[Begin Given information]
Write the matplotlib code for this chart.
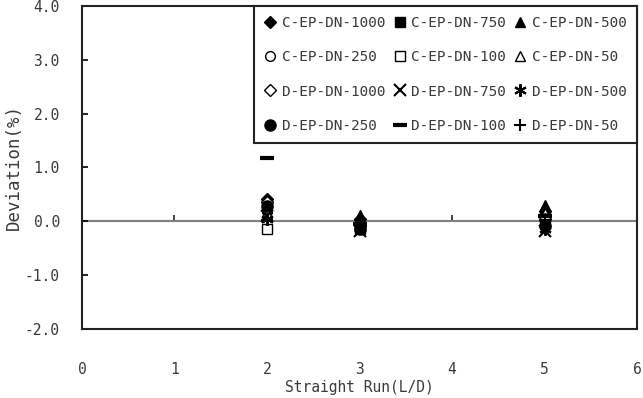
import matplotlib
matplotlib.use("Agg")
from matplotlib import pyplot as plt

plt.rcParams['font.family'] = ['DejaVu Sans Mono']

# straight run positions (L/D)
runs = [2, 3, 5]

# deviation (%) for each meter / size
c_1000 = [0.42, 0.05, 0.20]
c_750 = [0.30, -0.10, 0.10]
c_500 = [0.25, 0.12, 0.30]
c_250 = [0.20, -0.05, 0.00]
c_100 = [-0.15, -0.15, -0.05]
c_50 = [0.15, 0.00, 0.15]
d_1000 = [0.35, -0.08, 0.05]
d_750 = [0.10, -0.18, -0.18]
d_500 = [0.05, -0.12, -0.15]
d_250 = [0.28, -0.14, -0.08]
d_100 = [1.18, -0.05, 0.10]
d_50 = [0.02, 0.02, 0.02]

names = ['C-EP-DN-1000', 'C-EP-DN-750', 'C-EP-DN-500',
         'C-EP-DN-250', 'C-EP-DN-100', 'C-EP-DN-50',
         'D-EP-DN-1000', 'D-EP-DN-750', 'D-EP-DN-500',
         'D-EP-DN-250', 'D-EP-DN-100', 'D-EP-DN-50']
series = [c_1000, c_750, c_500, c_250, c_100, c_50,
          d_1000, d_750, d_500, d_250, d_100, d_50]

# marker, filled, size, edge width
styles = [('D', True, 6, 1), ('s', True, 7, 1), ('^', True, 7, 1),
          ('o', False, 7, 1), ('s', False, 7, 1), ('^', False, 7, 1),
          ('D', False, 6, 1), ('x', False, 8, 1.5), ((6, 2, 0), False, 9, 1.5),
          ('o', True, 8, 1), ('_', False, 10, 3), ('+', False, 9, 1.5)]

txt = '#3a3a3a'

fig = plt.figure(figsize=(6.43, 3.98), dpi=100)
ax = fig.add_axes([0.1275, 0.1734, 0.8632, 0.8116])

handles = []
for name, ys, (m, filled, ms, mew) in zip(names, series, styles):
    h, = ax.plot(runs, ys, linestyle='none', marker=m, markersize=ms,
                 markeredgewidth=mew, color='black',
                 markerfacecolor='black' if filled else 'white',
                 markeredgecolor='black', label=name, zorder=3)
    handles.append(h)

ax.set_xlim(0, 6)
ax.set_ylim(-2, 4)
ax.set_yticks([-2, -1, 0, 1, 2, 3, 4])
ax.set_yticklabels(['%.1f' % v for v in [-2, -1, 0, 1, 2, 3, 4]])
ax.set_xticks(range(7))
for s in ax.spines.values():
    s.set_linewidth(1.5)
    s.set_color('#222222')

# horizontal axis crosses at zero
zx = ax.secondary_xaxis(1 / 3)
zx.set_xticks(range(1, 6))
zx.tick_params(direction='in', length=4, width=1.2, labelbottom=False,
               color='#222222')
zx.spines['bottom'].set_color('#808080')
zx.spines['bottom'].set_linewidth(1.5)

ax.xaxis.set_tick_params(length=0, pad=24, labelsize=10.5, labelcolor=txt)
ax.yaxis.set_tick_params(direction='in', length=4, width=1.2, pad=16,
                         labelsize=10.5, labelcolor=txt)

ax.set_xlabel('Straight Run(L/D)', fontsize=10.5, color=txt, labelpad=2)
ax.set_ylabel('Deviation(%)', fontsize=12.5, color=txt, labelpad=1)

order = [0, 3, 6, 9, 1, 4, 7, 10, 2, 5, 8, 11]
leg = ax.legend([handles[i] for i in order], [names[i] for i in order],
                ncol=3, loc='upper right', borderaxespad=0, fancybox=False,
                edgecolor='#222222', framealpha=1, fontsize=10.4,
                handlelength=0.8, handletextpad=0.4, columnspacing=0.6,
                labelspacing=1.4, borderpad=0.7)
leg.get_frame().set_linewidth(1.5)
leg.set_zorder(5)
for t in leg.get_texts():
    t.set_color(txt)

fig.savefig('out.png', dpi=100)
[End Given information]
# What needs to be done
Leave out the pictures. Transcribe only the lines above, from the first through the one that contains "txt = '#3a3a3a'".

# Exercise result
Write the matplotlib code for this chart.
import matplotlib
matplotlib.use("Agg")
from matplotlib import pyplot as plt

plt.rcParams['font.family'] = ['DejaVu Sans Mono']

# straight run positions (L/D)
runs = [2, 3, 5]

# deviation (%) for each meter / size
c_1000 = [0.42, 0.05, 0.20]
c_750 = [0.30, -0.10, 0.10]
c_500 = [0.25, 0.12, 0.30]
c_250 = [0.20, -0.05, 0.00]
c_100 = [-0.15, -0.15, -0.05]
c_50 = [0.15, 0.00, 0.15]
d_1000 = [0.35, -0.08, 0.05]
d_750 = [0.10, -0.18, -0.18]
d_500 = [0.05, -0.12, -0.15]
d_250 = [0.28, -0.14, -0.08]
d_100 = [1.18, -0.05, 0.10]
d_50 = [0.02, 0.02, 0.02]

names = ['C-EP-DN-1000', 'C-EP-DN-750', 'C-EP-DN-500',
         'C-EP-DN-250', 'C-EP-DN-100', 'C-EP-DN-50',
         'D-EP-DN-1000', 'D-EP-DN-750', 'D-EP-DN-500',
         'D-EP-DN-250', 'D-EP-DN-100', 'D-EP-DN-50']
series = [c_1000, c_750, c_500, c_250, c_100, c_50,
          d_1000, d_750, d_500, d_250, d_100, d_50]

# marker, filled, size, edge width
styles = [('D', True, 6, 1), ('s', True, 7, 1), ('^', True, 7, 1),
          ('o', False, 7, 1), ('s', False, 7, 1), ('^', False, 7, 1),
          ('D', False, 6, 1), ('x', False, 8, 1.5), ((6, 2, 0), False, 9, 1.5),
          ('o', True, 8, 1), ('_', False, 10, 3), ('+', False, 9, 1.5)]

txt = '#3a3a3a'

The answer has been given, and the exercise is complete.